In meinem letzten Blogpost stellte ich bekannte Bühnenbilder vor, nun widme ich mich einem weiteren Meisterwerk: Der Inszenierung von Richard Wagners Ring des Nibelungen durch Patrice Chéreau und Richard Peduzzi.
Der französische Film- und Schauspielregisseur Chéreau arbeitete über viele Jahre hinweg für Theater-, Opern- und Filmproduktionen mit dem Bühnenbildner, Maler und Architekt Richard Peduzzi zusammen. Im Zuge des 100-jährigen Bestehens der Bayreuther Festspiele 1976 schufen die beiden mit dem sogenannten Jahrhundertring eine einmalige Interpretation von Wagners Werk.

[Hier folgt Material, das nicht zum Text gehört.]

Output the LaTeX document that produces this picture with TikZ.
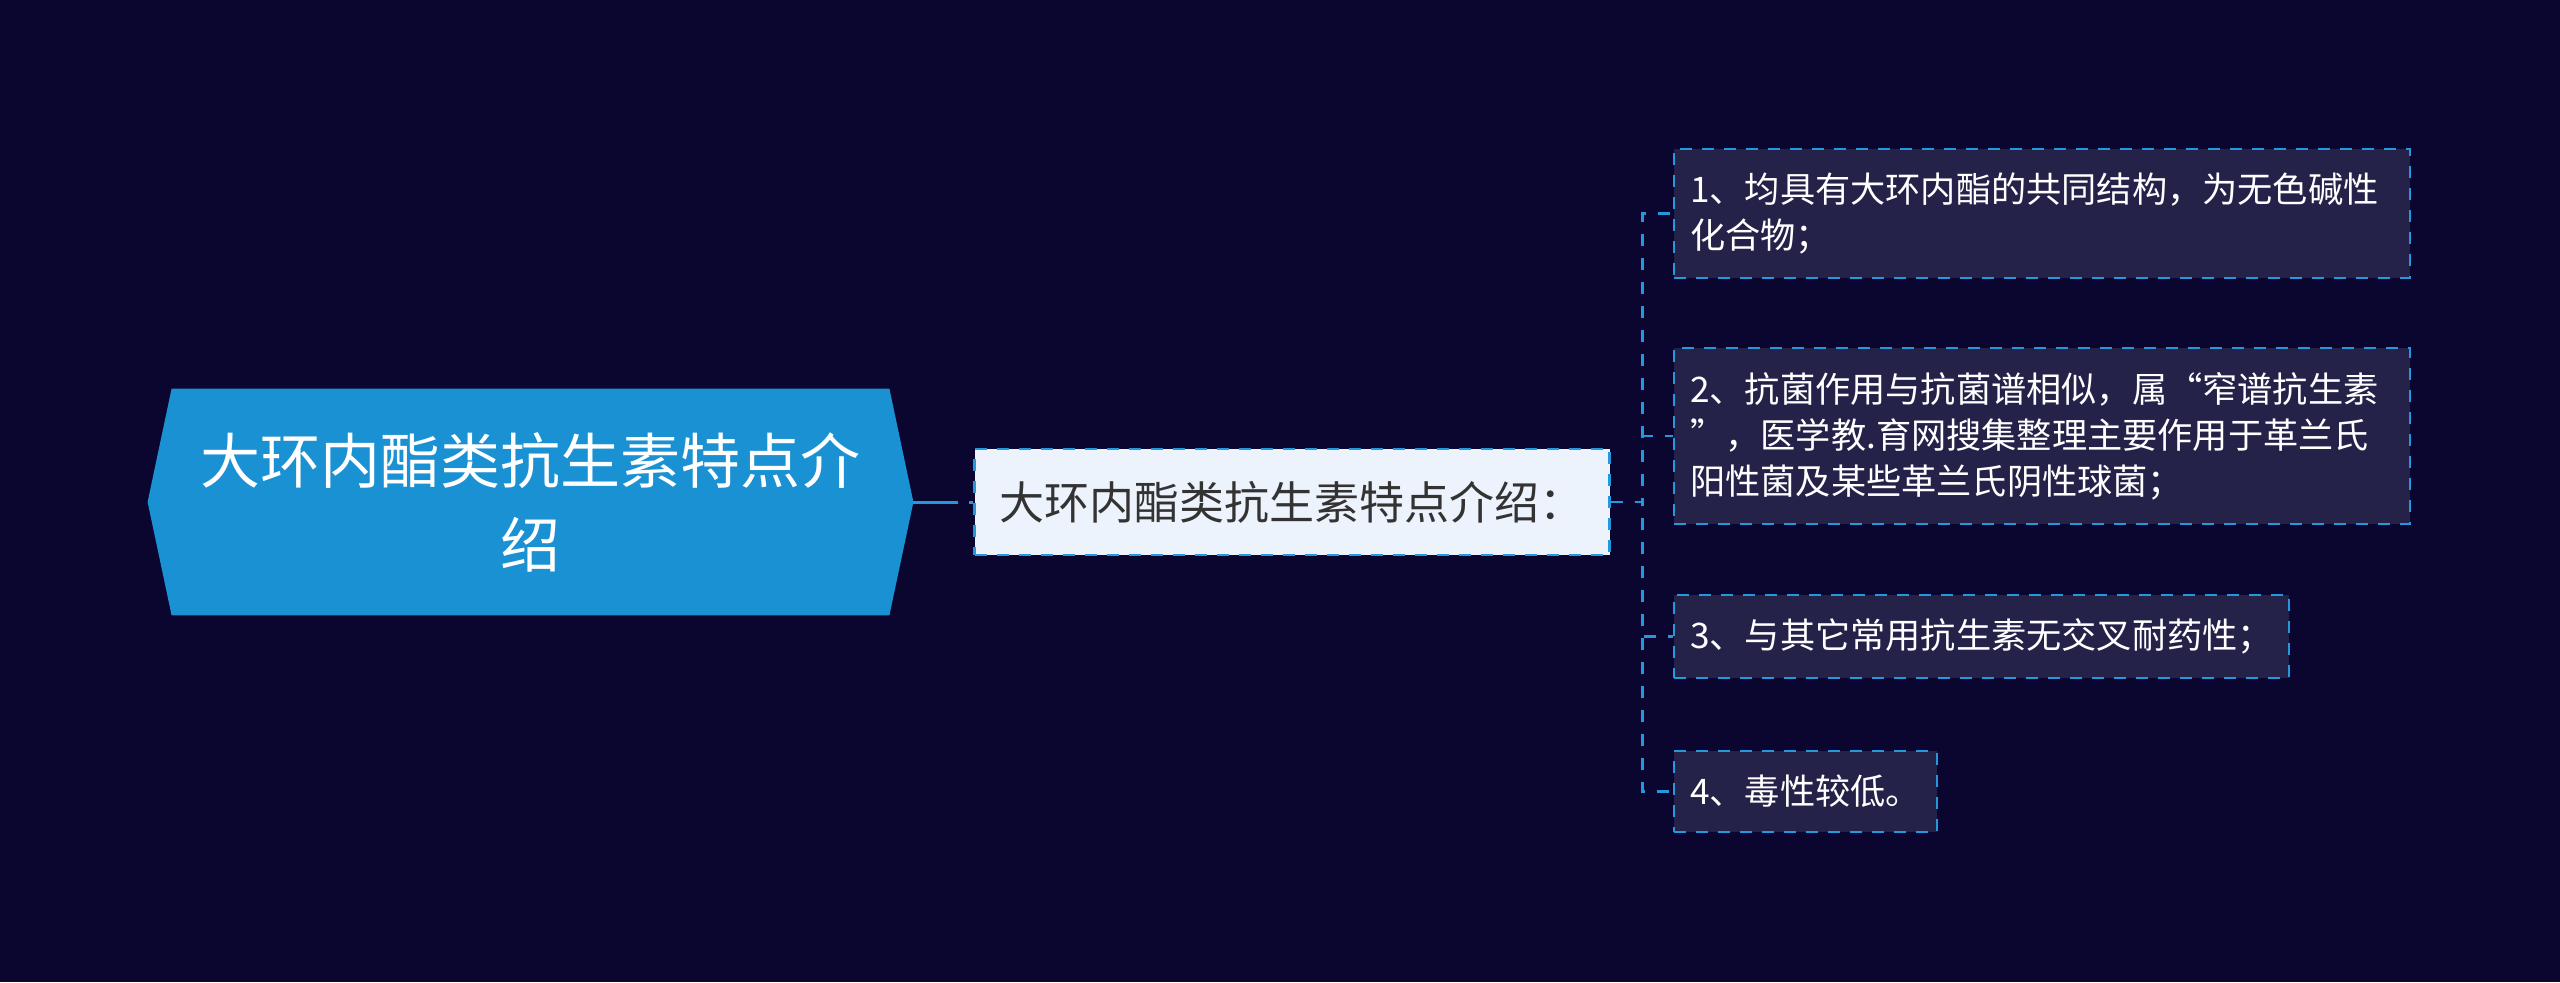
\documentclass[tikz,border=0pt]{standalone}
\usepackage{fontspec}
\setmainfont{Noto Sans CJK SC}
\usepackage{tikz}
\usetikzlibrary{calc}
\pgfdeclarelayer{back}
\pgfsetlayers{back,main}
\definecolor{bgnavy}{HTML}{0A0630}
\definecolor{rootblue}{HTML}{1991D2}
\definecolor{linkblue}{HTML}{2498DA}
\definecolor{leafpurple}{HTML}{252249}
\definecolor{midwhite}{HTML}{EDF3FC}
\definecolor{midtext}{HTML}{333333}

\begin{document}
\begin{tikzpicture}[x=0.5pt, y=-0.5pt, line join=miter]
\tikzstyle{rootnode}=[rectangle, minimum width=382.5pt, minimum height=113pt, inner sep=0pt, align=center, text=white, font=\fontsize{30pt}{42pt}\selectfont]
\tikzstyle{midnode}=[rectangle, fill=midwhite, draw=linkblue, line width=1.2pt, dash pattern=on 6pt off 5pt, minimum width=316pt, minimum height=53pt, inner xsep=12.5pt, text=midtext, font=\fontsize{22.5pt}{28pt}\selectfont]
\tikzstyle{leafnode}=[rectangle, anchor=west, fill=leafpurple, draw=linkblue, line width=1.2pt, dash pattern=on 6pt off 5pt, inner xsep=8pt, inner ysep=12pt, align=left, text=white, font=\fontsize{17.6pt}{23pt}\selectfont]
\tikzstyle{link}=[linkblue, line width=1.3pt, dash pattern=on 6pt off 6pt]
\tikzstyle{rootlink}=[linkblue, line width=1.5pt, dash pattern=on 22.5pt off 5.5pt]

\useasboundingbox (0,0) rectangle (2560,982);

\node[rootnode] (root) at (530.5,502) {大环内酯类抗生素特点介\\绍};
\node[midnode] (mid) at (1292,502) {大环内酯类抗生素特点介绍：};

\node[leafnode, text width=352pt] (lf1) at (1673,213.5) {1、均具有大环内酯的共同结构，为无色碱性\\化合物；};
\node[leafnode, text width=352pt] (lf2) at (1673,436) {2、抗菌作用与抗菌谱相似，属“窄谱抗生素\\”，医学教.育网搜集整理主要作用于革兰氏\\阳性菌及某些革兰氏阴性球菌；};
\node[leafnode] (lf3) at (1673,636.5) {3、与其它常用抗生素无交叉耐药性；};
\node[leafnode] (lf4) at (1673,791.5) {4、毒性较低。};

\begin{pgfonlayer}{back}
\fill[bgnavy] (0,0) rectangle (2560,982);
\fill[rootblue] (root.west) -- ($(root.north west)+(24,0)$) -- ($(root.north east)+(-24,0)$) -- (root.east) -- ($(root.south east)+(-24,0)$) -- ($(root.south west)+(24,0)$) -- cycle;
\end{pgfonlayer}

\draw[rootlink] (root.east) -- (mid.west);
\draw[link] (mid.east) -- ++(32,0) |- (lf1.west);
\draw[link] (mid.east) -- ++(32,0) |- (lf2.west);
\draw[link] (mid.east) -- ++(32,0) |- (lf3.west);
\draw[link] (mid.east) -- ++(32,0) |- (lf4.west);
\end{tikzpicture}
\end{document}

Regisseur Chéreau war damals um die 30 Jahre alt und hatte kaum Erfahrungen mit Operninszenierungen. Trotzdem ging man das Experiment ein und lies das Duo Chéreau und Peduzzi an den Aufführungen arbeiten. Chéreau hatte eine andere Herangehensweise als seine Vorgänger. Er ging davon aus, dass Richard Wagner in seinem Werk die sozialen und politischen Zustände seiner von Revolution geprägten Zeit widerspiegeln wollte. Konkret beschäftige er sich mit der kapitalistischen westlichen Welt im 19. Jahrhundert, die von Industrialisierung und sozialer Ungerechtigkeit geprägt war.
Der Ring ist eine Beschreibung der schrecklichen Perversion der Gesellschaft, die sich in dieser Erhaltung der Macht begründet, den Mechanismen eines starken Staates und der Opposition.
Patrice Chéreau
Chéreau inszenierte die Götter nicht als mythische unantastbare Wesen, sondern stellte inneren Zwiespalt klar dar. Es gab im Jahrhundertring von 1976 kein Schwarz/Weiß, kein Gut oder Böse, sondern viele Grauabstufungen. Peduzzis Bühnenbilder unterstützten Chéreaus Intention ideal und ließen die Botschaft noch klarer hervorkommen. Die Gedanken und Gefühle der Schauspielenden standen in ständiger Wechselwirkung mit dem Bühnenbild und ergänzten sich gegenseitig.
Das Publikum nahm die Inszenierung von Chéreau und Peduzzi extrem unterschiedlich auf. Die Gesellschaft der Festspielfreunde Bayreuth forderte gar eine Absetzung der Produktion. Andere jedoch begeisterten sich für die innovative Inszenierung. Diese gegensätzlichen Meinungen führten zu Tumulten im Publikum.
Chéreau und Peduzzi trafen mit ihrer Interpretation den Puls der Zeit. Das Deutschland von 1976 befand sich im Umbruch, was sich bis zu einem gewissen Grad auch im Stück wiederfand. Bis heute gilt die Inszenierung von Chéreau und Peduzzi als Maßstab für weitere Produktionen.
Der Filmemacher Brian Large dokumentierte die Produktion und hielt diese durch seine filmische Aufzeichnung auch für die Nachwelt fest.